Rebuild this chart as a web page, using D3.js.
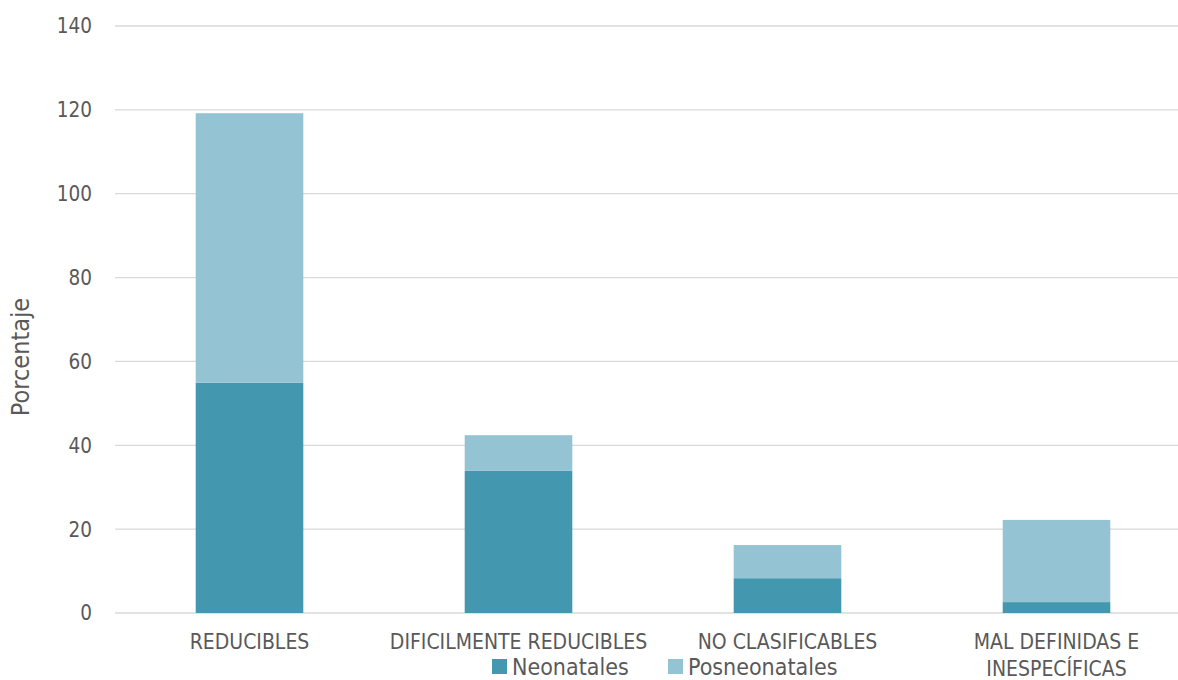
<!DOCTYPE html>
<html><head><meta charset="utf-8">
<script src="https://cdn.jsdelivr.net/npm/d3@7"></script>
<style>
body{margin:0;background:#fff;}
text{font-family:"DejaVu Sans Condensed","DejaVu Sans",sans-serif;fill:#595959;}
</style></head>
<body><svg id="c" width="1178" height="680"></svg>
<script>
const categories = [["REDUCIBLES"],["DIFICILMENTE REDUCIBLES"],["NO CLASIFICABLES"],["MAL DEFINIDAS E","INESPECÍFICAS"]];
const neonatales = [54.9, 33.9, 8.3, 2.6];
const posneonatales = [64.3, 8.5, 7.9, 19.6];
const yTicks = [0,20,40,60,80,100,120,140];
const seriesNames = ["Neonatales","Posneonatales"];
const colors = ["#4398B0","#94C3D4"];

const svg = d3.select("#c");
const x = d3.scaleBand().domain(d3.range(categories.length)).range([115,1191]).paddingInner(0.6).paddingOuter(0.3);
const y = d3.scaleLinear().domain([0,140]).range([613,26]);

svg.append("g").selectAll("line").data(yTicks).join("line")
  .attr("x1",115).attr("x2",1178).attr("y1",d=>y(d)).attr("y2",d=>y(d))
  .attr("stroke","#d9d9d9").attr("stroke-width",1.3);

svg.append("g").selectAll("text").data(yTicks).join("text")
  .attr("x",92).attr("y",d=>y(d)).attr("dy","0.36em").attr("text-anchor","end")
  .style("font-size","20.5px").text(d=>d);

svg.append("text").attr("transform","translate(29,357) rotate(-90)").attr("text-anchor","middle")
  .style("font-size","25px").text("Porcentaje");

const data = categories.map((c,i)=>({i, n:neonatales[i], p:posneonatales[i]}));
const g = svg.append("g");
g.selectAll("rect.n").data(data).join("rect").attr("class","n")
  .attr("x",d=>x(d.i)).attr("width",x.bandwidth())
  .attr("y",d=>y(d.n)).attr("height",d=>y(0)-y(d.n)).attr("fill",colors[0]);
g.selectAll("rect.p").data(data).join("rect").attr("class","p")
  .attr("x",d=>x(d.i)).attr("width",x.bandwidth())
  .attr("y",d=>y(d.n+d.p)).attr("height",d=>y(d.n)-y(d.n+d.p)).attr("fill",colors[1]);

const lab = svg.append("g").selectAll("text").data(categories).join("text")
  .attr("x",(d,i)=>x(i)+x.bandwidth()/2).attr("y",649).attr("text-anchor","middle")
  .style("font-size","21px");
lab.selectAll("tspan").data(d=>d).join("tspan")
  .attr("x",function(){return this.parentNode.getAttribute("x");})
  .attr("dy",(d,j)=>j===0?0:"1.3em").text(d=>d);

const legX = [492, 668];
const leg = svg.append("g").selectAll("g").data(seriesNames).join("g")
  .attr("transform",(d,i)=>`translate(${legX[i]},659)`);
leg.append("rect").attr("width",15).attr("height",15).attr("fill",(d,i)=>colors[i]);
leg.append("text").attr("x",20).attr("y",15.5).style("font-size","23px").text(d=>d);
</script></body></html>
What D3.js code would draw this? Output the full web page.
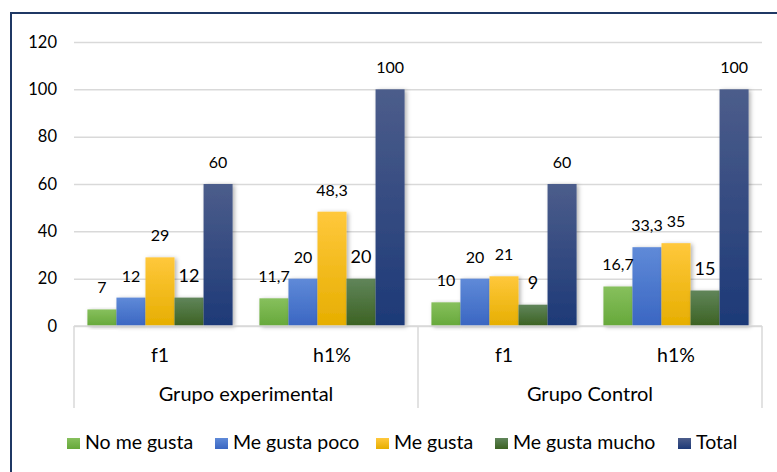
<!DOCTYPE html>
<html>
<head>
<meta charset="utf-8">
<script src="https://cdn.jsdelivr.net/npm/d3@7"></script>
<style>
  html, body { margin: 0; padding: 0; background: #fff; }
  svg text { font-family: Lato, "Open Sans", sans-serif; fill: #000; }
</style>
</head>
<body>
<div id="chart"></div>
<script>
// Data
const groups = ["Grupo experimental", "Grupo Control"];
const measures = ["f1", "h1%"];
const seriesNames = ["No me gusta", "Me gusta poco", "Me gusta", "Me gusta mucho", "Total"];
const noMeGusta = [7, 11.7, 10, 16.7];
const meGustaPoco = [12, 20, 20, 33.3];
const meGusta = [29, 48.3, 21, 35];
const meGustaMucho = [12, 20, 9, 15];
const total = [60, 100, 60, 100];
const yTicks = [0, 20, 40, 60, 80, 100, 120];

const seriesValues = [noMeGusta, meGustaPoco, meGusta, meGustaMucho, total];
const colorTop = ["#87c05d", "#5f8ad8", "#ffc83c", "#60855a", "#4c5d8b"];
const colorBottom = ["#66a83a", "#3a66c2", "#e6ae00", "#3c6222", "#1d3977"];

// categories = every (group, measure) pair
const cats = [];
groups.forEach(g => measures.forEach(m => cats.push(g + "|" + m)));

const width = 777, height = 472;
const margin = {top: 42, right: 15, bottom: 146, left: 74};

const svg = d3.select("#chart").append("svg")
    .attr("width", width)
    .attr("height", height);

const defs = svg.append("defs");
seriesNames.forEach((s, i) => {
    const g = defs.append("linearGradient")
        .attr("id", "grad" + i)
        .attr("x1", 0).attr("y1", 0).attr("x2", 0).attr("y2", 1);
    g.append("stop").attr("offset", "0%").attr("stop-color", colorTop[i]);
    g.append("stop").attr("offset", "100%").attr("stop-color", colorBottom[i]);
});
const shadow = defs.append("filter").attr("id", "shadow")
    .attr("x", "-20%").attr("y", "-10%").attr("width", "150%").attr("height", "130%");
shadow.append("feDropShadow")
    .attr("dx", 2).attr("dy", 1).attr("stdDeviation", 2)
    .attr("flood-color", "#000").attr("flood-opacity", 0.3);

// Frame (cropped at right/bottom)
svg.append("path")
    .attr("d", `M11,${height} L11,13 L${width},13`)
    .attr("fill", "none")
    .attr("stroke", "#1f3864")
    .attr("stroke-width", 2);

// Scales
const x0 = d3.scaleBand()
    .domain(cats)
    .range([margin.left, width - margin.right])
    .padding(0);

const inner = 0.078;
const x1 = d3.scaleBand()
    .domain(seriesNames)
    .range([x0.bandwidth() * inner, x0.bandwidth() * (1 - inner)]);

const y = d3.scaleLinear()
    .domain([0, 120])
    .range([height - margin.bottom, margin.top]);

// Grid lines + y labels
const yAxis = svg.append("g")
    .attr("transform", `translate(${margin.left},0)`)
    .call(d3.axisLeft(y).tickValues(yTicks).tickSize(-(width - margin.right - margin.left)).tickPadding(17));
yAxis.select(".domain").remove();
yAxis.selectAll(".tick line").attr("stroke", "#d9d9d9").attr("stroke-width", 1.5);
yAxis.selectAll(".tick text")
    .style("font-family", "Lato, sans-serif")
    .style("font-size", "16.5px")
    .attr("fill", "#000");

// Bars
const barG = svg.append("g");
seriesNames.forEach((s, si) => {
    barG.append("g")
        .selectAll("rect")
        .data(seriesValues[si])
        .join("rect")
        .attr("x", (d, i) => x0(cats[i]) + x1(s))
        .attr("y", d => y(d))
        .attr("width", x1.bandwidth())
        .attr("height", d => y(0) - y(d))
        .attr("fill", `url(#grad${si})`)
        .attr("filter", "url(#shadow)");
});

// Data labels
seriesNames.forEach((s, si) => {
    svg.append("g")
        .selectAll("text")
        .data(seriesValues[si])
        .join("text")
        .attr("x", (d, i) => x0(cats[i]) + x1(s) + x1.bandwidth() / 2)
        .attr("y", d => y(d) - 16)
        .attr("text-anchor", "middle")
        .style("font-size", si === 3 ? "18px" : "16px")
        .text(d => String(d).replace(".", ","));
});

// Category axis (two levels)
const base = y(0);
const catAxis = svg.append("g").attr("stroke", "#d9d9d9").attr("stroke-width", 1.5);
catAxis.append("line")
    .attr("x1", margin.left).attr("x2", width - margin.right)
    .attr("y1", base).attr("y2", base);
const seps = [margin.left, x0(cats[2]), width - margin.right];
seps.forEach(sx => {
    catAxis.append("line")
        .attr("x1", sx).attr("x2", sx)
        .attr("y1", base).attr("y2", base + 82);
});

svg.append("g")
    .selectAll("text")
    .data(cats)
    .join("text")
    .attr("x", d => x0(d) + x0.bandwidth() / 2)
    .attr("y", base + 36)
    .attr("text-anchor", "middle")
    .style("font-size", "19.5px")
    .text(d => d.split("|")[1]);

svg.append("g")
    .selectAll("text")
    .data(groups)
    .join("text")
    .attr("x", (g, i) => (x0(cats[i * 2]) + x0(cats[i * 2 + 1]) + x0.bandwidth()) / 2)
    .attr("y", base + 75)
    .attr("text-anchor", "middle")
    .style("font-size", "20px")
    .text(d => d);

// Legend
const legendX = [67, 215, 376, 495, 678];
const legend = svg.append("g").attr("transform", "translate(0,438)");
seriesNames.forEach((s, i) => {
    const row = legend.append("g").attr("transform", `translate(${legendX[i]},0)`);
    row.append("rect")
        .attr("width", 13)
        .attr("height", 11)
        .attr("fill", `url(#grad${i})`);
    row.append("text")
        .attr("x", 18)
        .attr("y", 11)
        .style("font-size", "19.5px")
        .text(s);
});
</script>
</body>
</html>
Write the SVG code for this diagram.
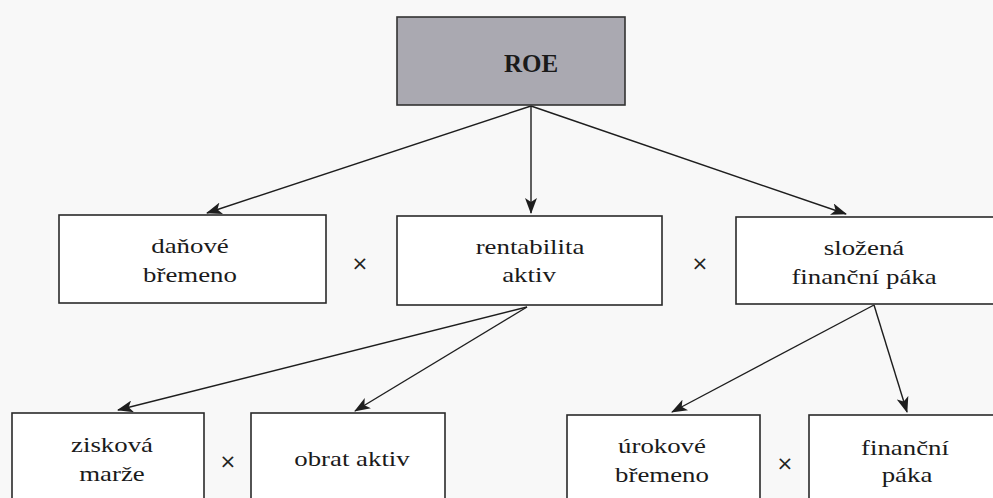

******************************

*TASK TO COMPLETE:* List every line from the entries above in which "chart" appears.

*OUTPUT OF THE EXERCISE:*
Rebuild this chart as a web page, using D3.js.
<div id="chart"></div>
const svg = d3.select("#chart").append("svg")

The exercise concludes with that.